= Belt Railway of Chattanooga =

The Belt Railway of Chattanooga is a historic railroad in the United States. The railway was originally organized from the Union Railway Company and Chattanooga Union Railway in 1895, but was reorganized later that year by the Alabama Great Southern Railroad. The BRC operated about 45 mi of track in and around Chattanooga, Tennessee. The railroad started near Warner Park and made its way several miles past the East Tennessee, Virginia line ending at Boyce Station.

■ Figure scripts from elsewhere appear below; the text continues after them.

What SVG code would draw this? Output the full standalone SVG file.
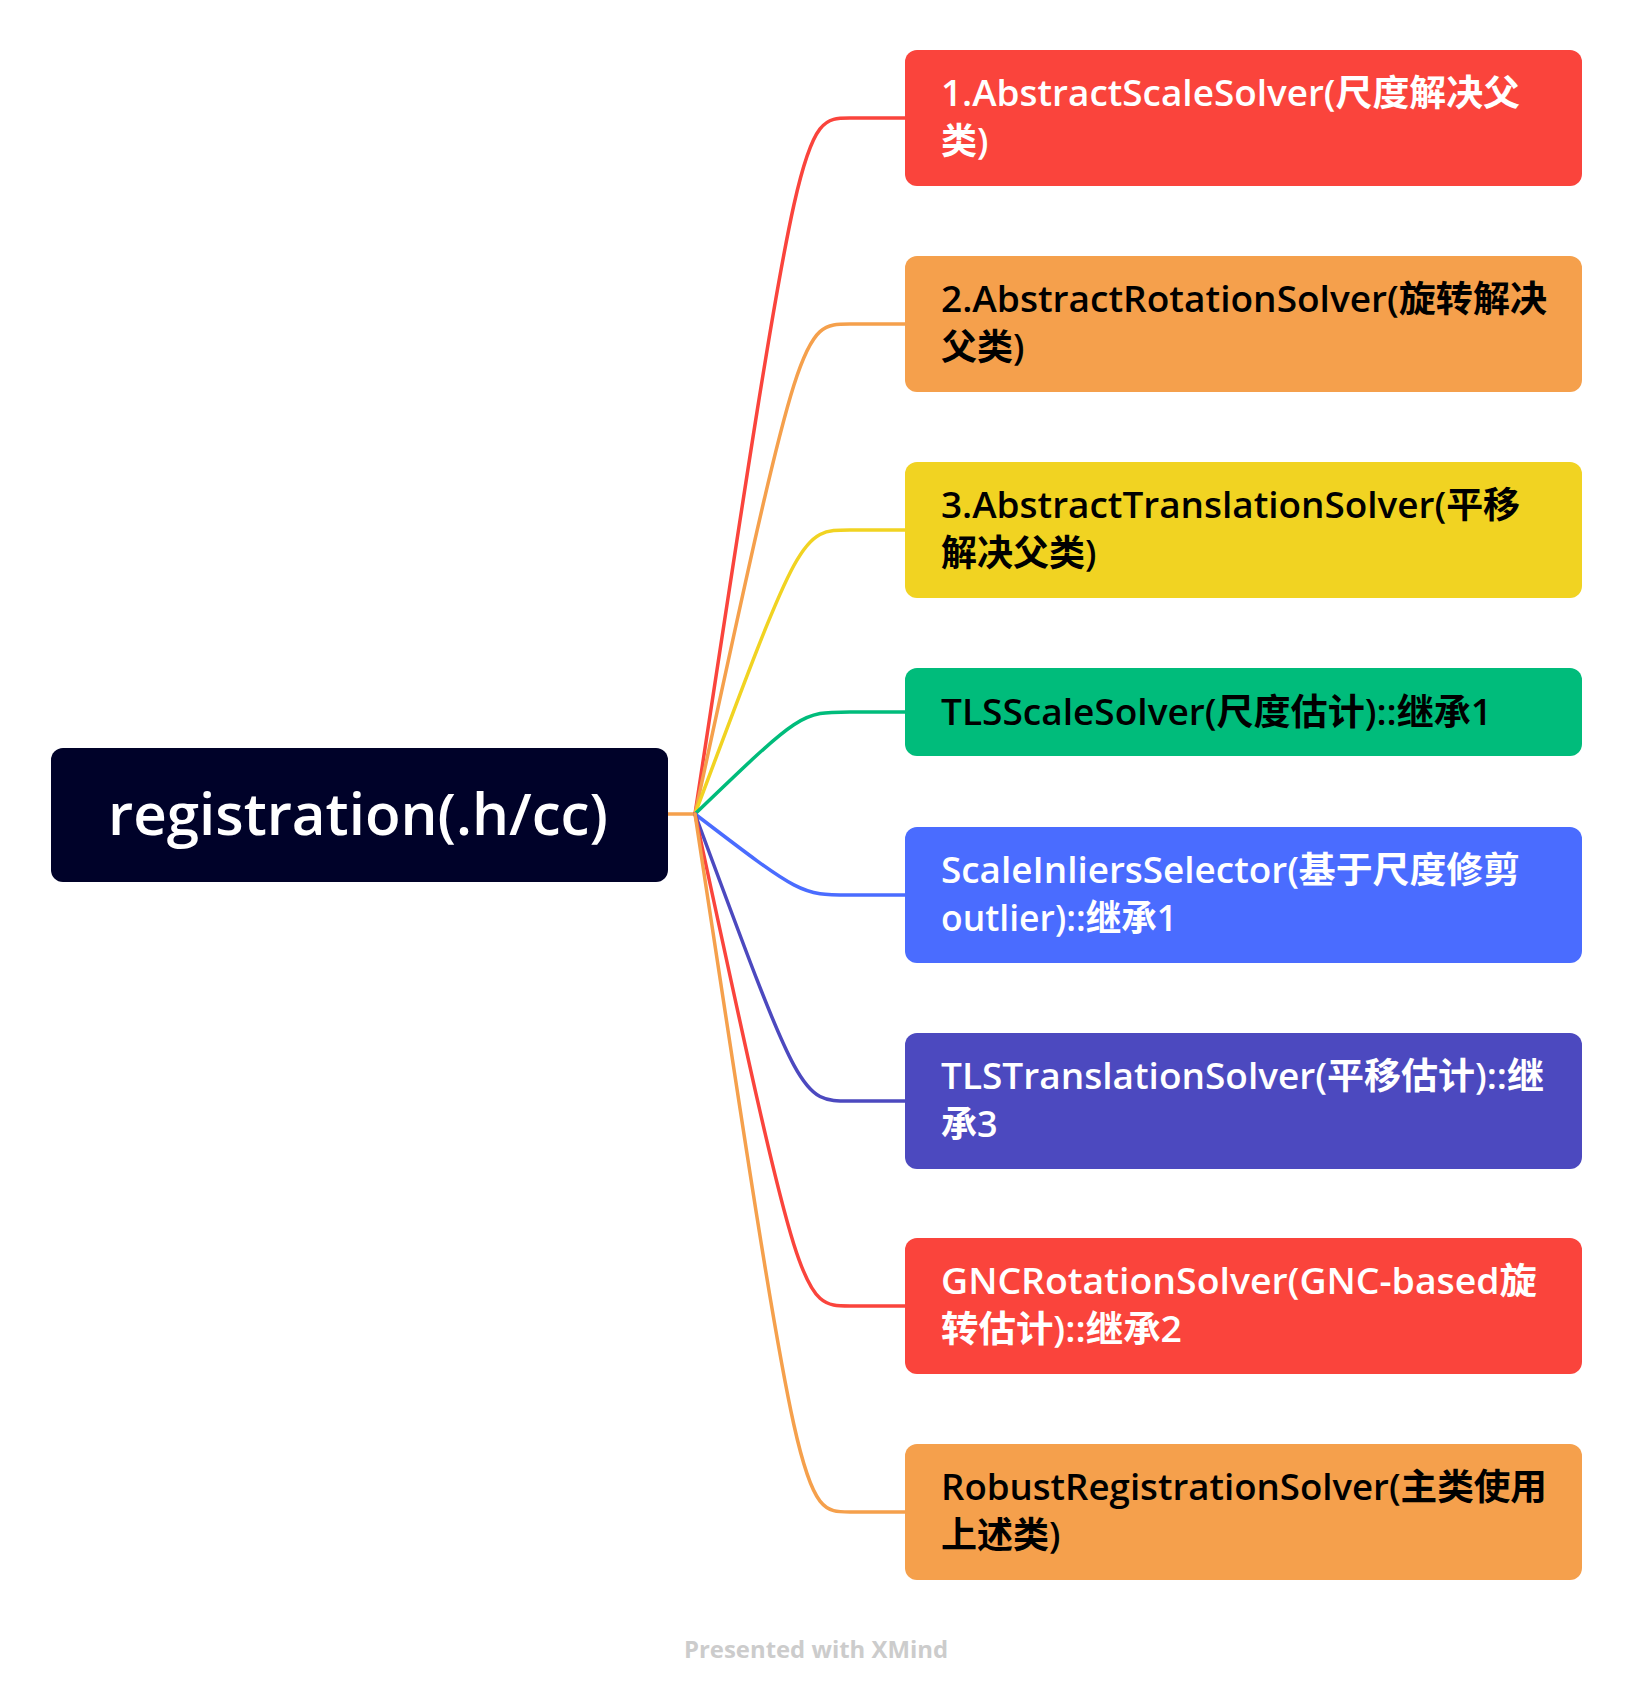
<svg xmlns="http://www.w3.org/2000/svg" width="1632" height="1700" viewBox="0 0 1632 1700">
<style>
.t{font-family:"Open Sans","Noto Sans CJK SC",sans-serif;font-weight:600;font-size:36px}
.w{fill:#FFFFFF}.k{fill:#000000}
.c{fill:none;stroke-width:3.5;stroke-linecap:round}
</style>
<rect width="1632" height="1700" fill="#FFFFFF"/>
<g id="connectors">
<path class="c" stroke="#F5A04C" d="M668 814 L695 814"/>
<path class="c" stroke="#FA443C" d="M695 814 C801 118 801 118 850 118 L905 118"/>
<path class="c" stroke="#F5A04C" d="M695 814 C801 324 801 324 850 324 L905 324"/>
<path class="c" stroke="#F1D322" d="M695 814 C801 530 801 530 850 530 L905 530"/>
<path class="c" stroke="#00BC7B" d="M695 814 C801 712 801 712 850 712 L905 712"/>
<path class="c" stroke="#4A6CFF" d="M695 814 C801 895 801 895 850 895 L905 895"/>
<path class="c" stroke="#4C49BF" d="M695 814 C801 1101 801 1101 850 1101 L905 1101"/>
<path class="c" stroke="#FA443C" d="M695 814 C801 1306 801 1306 850 1306 L905 1306"/>
<path class="c" stroke="#F5A04C" d="M695 814 C801 1512 801 1512 850 1512 L905 1512"/>
</g>
<g id="root">
<rect x="51" y="748" width="617" height="134" rx="12" fill="#000229"/>
<text x="108" y="835" font-family="Open Sans, sans-serif" font-weight="600" font-size="58" fill="#FFFFFF" textLength="500" lengthAdjust="spacingAndGlyphs">registration(.h/cc)</text>
</g>
<g id="node1">
<rect x="905" y="50" width="677" height="136" rx="12" fill="#FA443C"/>
<text class="t w" x="941" y="106" textLength="579" lengthAdjust="spacingAndGlyphs">1.AbstractScaleSolver(尺度解决父</text>
<text class="t w" x="941" y="154">类)</text>
</g>
<g id="node2">
<rect x="905" y="256" width="677" height="136" rx="12" fill="#F5A04C"/>
<text class="t k" x="941" y="312" textLength="606" lengthAdjust="spacingAndGlyphs">2.AbstractRotationSolver(旋转解决</text>
<text class="t k" x="941" y="360">父类)</text>
</g>
<g id="node3">
<rect x="905" y="462" width="677" height="136" rx="12" fill="#F1D322"/>
<text class="t k" x="941" y="518" textLength="579" lengthAdjust="spacingAndGlyphs">3.AbstractTranslationSolver(平移</text>
<text class="t k" x="941" y="566">解决父类)</text>
</g>
<g id="node4">
<rect x="905" y="668" width="677" height="88" rx="12" fill="#00BC7B"/>
<text class="t k" x="941" y="725" textLength="551" lengthAdjust="spacingAndGlyphs">TLSScaleSolver(尺度估计)::继承1</text>
</g>
<g id="node5">
<rect x="905" y="827" width="677" height="136" rx="12" fill="#4A6CFF"/>
<text class="t w" x="941" y="883" textLength="579" lengthAdjust="spacingAndGlyphs">ScaleInliersSelector(基于尺度修剪</text>
<text class="t w" x="941" y="931" textLength="236" lengthAdjust="spacingAndGlyphs">outlier)::继承1</text>
</g>
<g id="node6">
<rect x="905" y="1033" width="677" height="136" rx="12" fill="#4C49BF"/>
<text class="t w" x="941" y="1089" textLength="603" lengthAdjust="spacingAndGlyphs">TLSTranslationSolver(平移估计)::继</text>
<text class="t w" x="941" y="1137">承3</text>
</g>
<g id="node7">
<rect x="905" y="1238" width="677" height="136" rx="12" fill="#FA443C"/>
<text class="t w" x="941" y="1294" textLength="596" lengthAdjust="spacingAndGlyphs">GNCRotationSolver(GNC-based旋</text>
<text class="t w" x="941" y="1342" textLength="241" lengthAdjust="spacingAndGlyphs">转估计)::继承2</text>
</g>
<g id="node8">
<rect x="905" y="1444" width="677" height="136" rx="12" fill="#F5A04C"/>
<text class="t k" x="941" y="1500" textLength="606" lengthAdjust="spacingAndGlyphs">RobustRegistrationSolver(主类使用</text>
<text class="t k" x="941" y="1548">上述类)</text>
</g>
<text x="816" y="1658" text-anchor="middle" font-family="Open Sans, sans-serif" font-weight="700" font-size="24" fill="#CCCCCC" textLength="264" lengthAdjust="spacingAndGlyphs">Presented with XMind</text>
</svg>
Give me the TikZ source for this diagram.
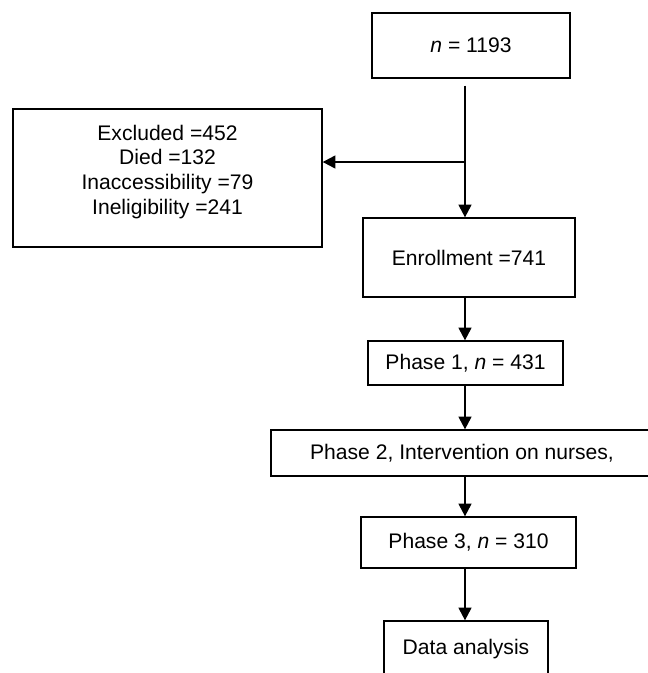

It was controlled by the Alabama Great Southern Railroad, and its property was conveyed to that company in 1946. The Belt Railway of Chattanooga was operated physically as well as financially by the Alabama Great Southern Railroad. In regards to finances, collections were entrusted to the credit of Charles Patten. These collections were made by a local agent and deposited in the First National Bank of Chattanooga. The engines used on the railway included numbers 104, 106, 141, 150, and 156. These engines sole purpose was to facilitate the Alabama Great Southern business. An industry called the Montague Company originated on the belt tracks at Chattanooga, and consigned the loads of many of the cars that transported clay. The Belt Line continued in service after it was acquired by Southern Railway, but it ran for only a few years in the late 1880s and the early 1890s. Today, the only visible tracks still in place can be seen at the start of the line at EPB yards across from Warner Park and a small section near Bachman Street. The Tennessee Valley Railroad Museum still uses the at-grade route of the East Tennessee line as a moving museum.